National Courts and Sciences Institute
National Courts & Sciences Institute

Welcome to the American home for judicial training in science & technology

Welcome to the National Courts & Sciences Institute


Welcome to the National Courts and Sciences Institute (NCSI). Our mission is to enhance the capacity of courts to resolve complex cases involving novel scientific and technical evidence, and, thereby, to contribute to the independence of, and public confidence in, the Judicial Branch of government.

NCSI implements this general mission in two ways.  Our first education parameter is orientation of judges in general principles of case-related science, technology, data, and methods for determining the weight of evidence.  Our second education parameter is the training of judges to be long-term resources within their jurisdictions in one of five concentrations described below. NCSI has been determined by the Internal Revenue Service to be a public charity under section 501 (c)(3) of the Tax Code of 1984.  Contributions to NCSI are deductible from federal taxation.  NCSI’s EIN (employer identification number) is 46-3017128.

General Science in the Courtroom and Concentrations for Resource Judges

All active judges of Federal and State courts are invited to NCSI’s Boot Camps, described below, but resource judges enrolled in an NCSI concentration are required to do more; in addition to  scientific orientation, they are exposed to a full spectrum of all aspects of their chosen evidence topics.  Resource judges are selected by their home jurisdictions for training scholarships.  NCSI will certify them when it determines that they have mastered the tools key to their Constitutionally established duties for assuring the fitness of the evidence in complex cases and adjudications.  Certification requires participation in a 60-hour program block, usually requiring two on-site programs and several on-line programs, over the course of a year.


Judges’ Science Boot Camp

Judicial training in scientific method, tools and measures is the formal name for programs that NCSI informally refers to as “Boot Camps."  They are immersive primers calculated to bring judges who are many years separated from science classes up to current knowledge.  They provide judicial primers in science, engineering and statistics, and promote the ability of judges to fulfill their responsibilities as gate keepers by asking, “Is the evidence before the court valid science or something else?” 


This 60-hour program trains and certifies resource judges in methods to address the safety and effectiveness of health treatments, large data analytics, clinical trial procedures and accepted techniques for weighing the strength of evidence. Partnering with the Medical University of South Carolina for resource judges’ training in health outcomes research, this concentration’s chief scientific officer is Daniel T. Lackland, Ph.D., Professor of Epidemiology, and Director of MUSC’s graduate training program in clinical trials management. NCSI’s primary goal is to enhance the capacity of courts with respect to managing complex health care evidence. Phase 1 launches in December 2017 with 12 judges.

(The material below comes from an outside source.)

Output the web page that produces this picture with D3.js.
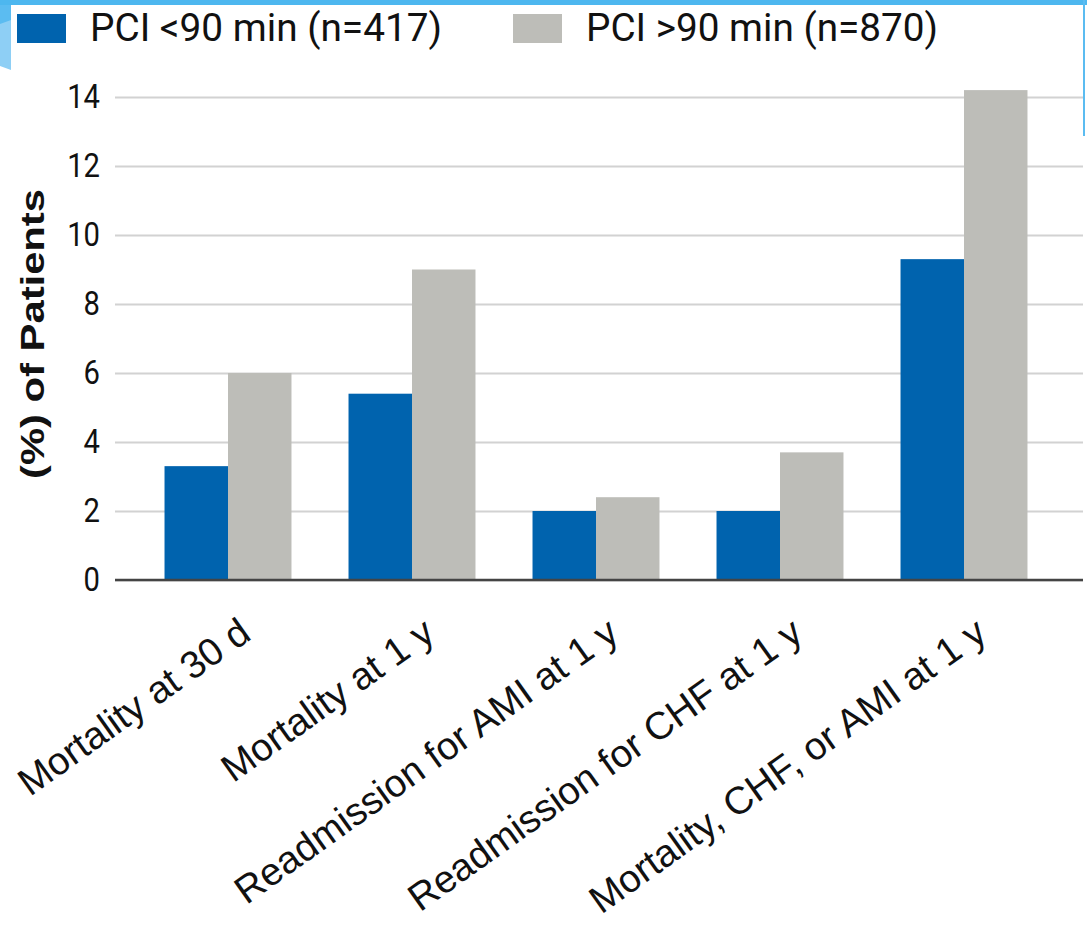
<!DOCTYPE html>
<html>
<head>
<meta charset="utf-8">
<script src="https://cdn.jsdelivr.net/npm/d3@7"></script>
<style>
  html, body { margin: 0; padding: 0; background: #fff; }
  svg { display: block; }
</style>
</head>
<body>
<div id="svg-container"></div>
<script>
// data
const categories = [
  "Mortality at 30 d",
  "Mortality at 1 y",
  "Readmission for AMI at 1 y",
  "Readmission for CHF at 1 y",
  "Mortality, CHF, or AMI at 1 y"
];
const seriesNames = ["PCI <90 min (n=417)", "PCI >90 min (n=870)"];
const under90 = [3.3, 5.4, 2.0, 2.0, 9.3];
const over90 = [6.0, 9.0, 2.4, 3.7, 14.2];
const yTicks = [0, 2, 4, 6, 8, 10, 12, 14];
const colors = ["#0063ae", "#bdbdb8"];

const width = 1087;
const height = 927;

const svg = d3.select("#svg-container").append("svg")
  .attr("width", width)
  .attr("height", height);

// slide frame bits (blue strips of the screenshot)
svg.append("rect").attr("x", 0).attr("y", 0).attr("width", width).attr("height", 5).attr("fill", "#4db7ef");
svg.append("path").attr("d", "M0,5 L11,5 L11,70 L0,66 Z").attr("fill", "#8ecff5");
svg.append("path").attr("d", "M0,5 L11,5 L11,20 L0,24 Z").attr("fill", "#5bbcf1");
svg.append("rect").attr("x", 1083).attr("y", 0).attr("width", 2).attr("height", 136).attr("fill", "#5bbcf1");

// scales
const x0 = d3.scaleBand()
  .domain(categories)
  .range([136, 1056])
  .paddingInner(0.31)
  .paddingOuter(0.155);

const x1 = d3.scaleBand()
  .domain([0, 1])
  .range([0, x0.bandwidth()]);

const y = d3.scaleLinear().domain([0, 14]).range([580, 97]);

// grid + y tick labels
const gridLeft = 115, gridRight = 1083;
const yAxis = d3.axisLeft(y)
  .tickValues(yTicks)
  .tickSize(-(gridRight - gridLeft))
  .tickPadding(15);

const gy = svg.append("g")
  .attr("transform", `translate(${gridLeft},0)`)
  .call(yAxis);
gy.select(".domain").remove();
gy.selectAll(".tick line").attr("stroke", "#d2d2d2").attr("stroke-width", 2);
gy.selectAll(".tick text")
  .attr("x", null)
  .attr("transform", "translate(-15,0) scale(0.86,1)")
  .attr("fill", "#111")
  .style("font-family", "Roboto, sans-serif")
  .style("font-size", "34px");

// bars
const rows = categories.map((c, i) => ({ cat: c, vals: [under90[i], over90[i]] }));

const groups = svg.append("g").selectAll("g")
  .data(rows)
  .join("g")
  .attr("transform", d => `translate(${x0(d.cat)},0)`);

groups.selectAll("rect")
  .data(d => d.vals.map((v, k) => ({ k, v })))
  .join("rect")
  .attr("x", d => x1(d.k))
  .attr("y", d => y(d.v))
  .attr("width", x1.bandwidth())
  .attr("height", d => y(0) - y(d.v))
  .attr("fill", d => colors[d.k]);

// zero line
svg.append("line")
  .attr("x1", gridLeft).attr("x2", gridRight)
  .attr("y1", y(0)).attr("y2", y(0))
  .attr("stroke", "#444").attr("stroke-width", 2.5);

// x labels, rotated
svg.append("g").selectAll("text")
  .data(categories)
  .join("text")
  .attr("transform", d => `translate(${x0(d) + x0.bandwidth() / 2 + 25},638) rotate(-35.5)`)
  .attr("text-anchor", "end")
  .style("font-family", "'Liberation Sans', Arial, sans-serif")
  .style("font-size", "38.5px")
  .attr("fill", "#111")
  .text(d => d);

// y title
svg.append("text")
  .attr("transform", "translate(44,334) rotate(-90)")
  .attr("text-anchor", "middle")
  .style("font-family", "'Liberation Sans', Arial, sans-serif")
  .style("font-weight", "bold")
  .style("font-size", "33px")
  .attr("textLength", 290)
  .attr("lengthAdjust", "spacingAndGlyphs")
  .attr("fill", "#111")
  .text("(%) of Patients");

// legend
const legendX = [17, 513];
const legend = svg.append("g").selectAll("g")
  .data(seriesNames)
  .join("g")
  .attr("transform", (d, i) => `translate(${legendX[i]},14)`);

legend.append("rect")
  .attr("width", 49).attr("height", 29)
  .attr("fill", (d, i) => colors[i]);

legend.append("text")
  .attr("x", 73).attr("y", 27)
  .style("font-family", "Roboto, sans-serif")
  .style("font-size", "39px")
  .attr("textLength", 352)
  .attr("lengthAdjust", "spacingAndGlyphs")
  .attr("fill", "#111")
  .text(d => d);
</script>
</body>
</html>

This 60-hour program trains resource judges in newly emerging, trace evidence and portable forensic sciences and technologies in the work of the courts. NCSI is partnering with the National Institute of Standards and Technology’s Applied Chemicals and Materials Division, Boulder, Colorado, Thomas J. Bruno, Ph.D. is this concentration’s chief science advisor.  He is the Division’s Director for the Laboratory on Experimental Properties of Fluids.  The Phase 1 training program launches June 7-9 2017 at NIST for 12 resource judges. 


This concentration certifies judges in science underpinnings and technologies that detect and remedy alleged issues associated with disputes over water, soil, and air quality. NCSI is partnering with the Lawrence Berkeley National Laboratory for judges’ training in ecosystem and climate sciences; Gary L. Andersen, Ph.D. is this concentration’s chief science advisor. He is Head of the LBL’s Department of Ecology. Phase 1, with 12 judges, launches in December 2018.


This 60-hour program trains resource judges in the science underpinning technologies used to modify human immunity to disease and newly emerging techniques to improve agricultural crops and animals and environmentally-sustaining agents, such as “good” microbes. NCSI is partnering with the Carl Woese Institute for Genomic Biology (IGB) at the University of Illinois, Champagne-Urbana. IGB's Directory, Gene E. Robinson, Ph.D., is this resource judge training concentration’s chief scientific officer. 


This concentration emphasizes progress in the brain sciences and new technologies to measure brain function. Partnering with Boys Town Research Hospital and its behavioral research program, among other science centers. This concentration pools contributions from several brain initiatives and looks at ways to measure risk in criminal and civil court contexts.  R. James R. Blair, Ph.D. is this concentration’ s chief science advisor.  He is Boys Town’s Director of Neurobehavioral Research.  Phase 1, with 12 judges, launches in December 2018.